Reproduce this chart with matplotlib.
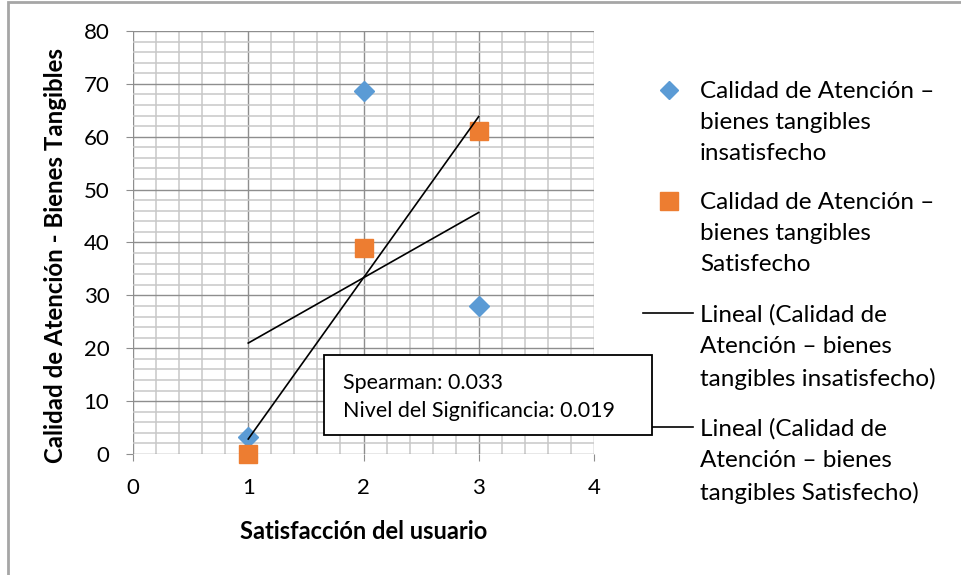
import numpy as np
import matplotlib.pyplot as plt
from matplotlib.lines import Line2D
from matplotlib.patches import Rectangle
from matplotlib.ticker import MultipleLocator

plt.rcParams['font.family'] = ['Lato', 'DejaVu Sans']

# data
x_vals = [1, 2, 3]
insatisfecho = [3.3, 68.7, 28.0]
satisfecho = [0.0, 39.0, 61.0]
spearman_txt = ["Spearman: 0.033", "Nivel del Significancia: 0.019"]
legend_labels = [
    "Calidad de Atención –\nbienes tangibles\ninsatisfecho",
    "Calidad de Atención –\nbienes tangibles\nSatisfecho",
    "Lineal (Calidad de\nAtención – bienes\ntangibles insatisfecho)",
    "Lineal (Calidad de\nAtención – bienes\ntangibles Satisfecho)",
]
x_label = "Satisfacción del usuario"
y_label = "Calidad de Atención - Bienes Tangibles"

BLUE = "#5B9BD5"
ORANGE = "#ED7D31"
W, H = 961, 575

fig = plt.figure(figsize=(W / 100, H / 100), dpi=100)
ax = fig.add_axes([133 / W, 1 - 454 / H, (594 - 133) / W, (454 - 31) / H])

ax.set_xlim(0, 4)
ax.set_ylim(0, 80)
ax.xaxis.set_major_locator(MultipleLocator(1))
ax.xaxis.set_minor_locator(MultipleLocator(0.2))
ax.yaxis.set_major_locator(MultipleLocator(10))
ax.yaxis.set_minor_locator(MultipleLocator(2))
ax.grid(which='major', color='#8e8e8e', linewidth=1.0, zorder=0)
ax.grid(which='minor', color='#c8c8c8', linewidth=1.1, zorder=0)
ax.set_axisbelow(True)
for s in ax.spines.values():
    s.set_visible(False)
ax.tick_params(which='major', direction='out', length=5, color='#8e8e8e',
               labelsize=16, labelcolor='black')
ax.tick_params(axis='x', pad=12)
ax.tick_params(axis='y', pad=12)
ax.tick_params(which='minor', length=0)

xs = np.array(x_vals, dtype=float)
ax.plot(xs, insatisfecho, linestyle='none', marker='D', ms=10, color=BLUE,
        zorder=3, clip_on=False)
ax.plot(xs, satisfecho, linestyle='none', marker='s', ms=13.5, color=ORANGE,
        zorder=3, clip_on=False)

# linear trend lines
for ys in (insatisfecho, satisfecho):
    k, b = np.polyfit(xs, ys, 1)
    ax.plot([xs[0], xs[-1]], [k * xs[0] + b, k * xs[-1] + b], color='black',
            linewidth=1.2, zorder=4)

ax.set_xlabel(x_label, fontsize=17, fontweight='bold', labelpad=16)
ax.set_ylabel(y_label, fontsize=17.3, fontweight='bold')
ax.yaxis.set_label_coords(-0.143, 0.47)

# chart border (left / top visible)
fig.patches.append(Rectangle((8 / W, -0.1), 1.2, 1 - 1.5 / H + 0.1,
                             transform=fig.transFigure, fill=False,
                             edgecolor='#a6a6a6', linewidth=2))

# manual legend, handles aligned with first text line
entries_y = [90, 201, 313, 427]
tx = 700 / W
for i, (yy, lab) in enumerate(zip(entries_y, legend_labels)):
    fy = 1 - yy / H
    if i == 0:
        fig.add_artist(Line2D([669 / W], [fy], marker='D', ms=9, color=BLUE,
                              linestyle='none', transform=fig.transFigure))
    elif i == 1:
        fig.add_artist(Line2D([669 / W], [fy], marker='s', ms=12.5, color=ORANGE,
                              linestyle='none', transform=fig.transFigure))
    else:
        fig.add_artist(Line2D([643 / W, 693 / W], [fy, fy], color='black',
                              linewidth=1.2, transform=fig.transFigure))
    fig.text(tx, fy + 9 / H, lab, fontsize=17.5, va='top', ha='left',
             linespacing=1.6, transform=fig.transFigure)

# statistics box
box = Rectangle((324 / W, 1 - 435 / H), (652 - 324) / W, (435 - 355) / H,
                transform=fig.transFigure, facecolor='white', edgecolor='black',
                linewidth=1.3, zorder=5)
fig.add_artist(box)
fig.text(343 / W, 1 - 397 / H, "\n".join(spearman_txt), fontsize=15.5,
         va='center', ha='left', linespacing=1.52, zorder=6)

fig.savefig("out.png", dpi=100, facecolor='white')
◆ ◆ ◆ ◆ ◆ ◆ ◆
▸ WORK TO DO: Repeat, with no pictures, each line from the beginning of the data through the line containing "ax = fig.add_axes([133", inclusive.

▸ OUTPUT BELOW:
Reproduce this chart with matplotlib.
import numpy as np
import matplotlib.pyplot as plt
from matplotlib.lines import Line2D
from matplotlib.patches import Rectangle
from matplotlib.ticker import MultipleLocator

plt.rcParams['font.family'] = ['Lato', 'DejaVu Sans']

# data
x_vals = [1, 2, 3]
insatisfecho = [3.3, 68.7, 28.0]
satisfecho = [0.0, 39.0, 61.0]
spearman_txt = ["Spearman: 0.033", "Nivel del Significancia: 0.019"]
legend_labels = [
    "Calidad de Atención –\nbienes tangibles\ninsatisfecho",
    "Calidad de Atención –\nbienes tangibles\nSatisfecho",
    "Lineal (Calidad de\nAtención – bienes\ntangibles insatisfecho)",
    "Lineal (Calidad de\nAtención – bienes\ntangibles Satisfecho)",
]
x_label = "Satisfacción del usuario"
y_label = "Calidad de Atención - Bienes Tangibles"

BLUE = "#5B9BD5"
ORANGE = "#ED7D31"
W, H = 961, 575

fig = plt.figure(figsize=(W / 100, H / 100), dpi=100)
ax = fig.add_axes([133 / W, 1 - 454 / H, (594 - 133) / W, (454 - 31) / H])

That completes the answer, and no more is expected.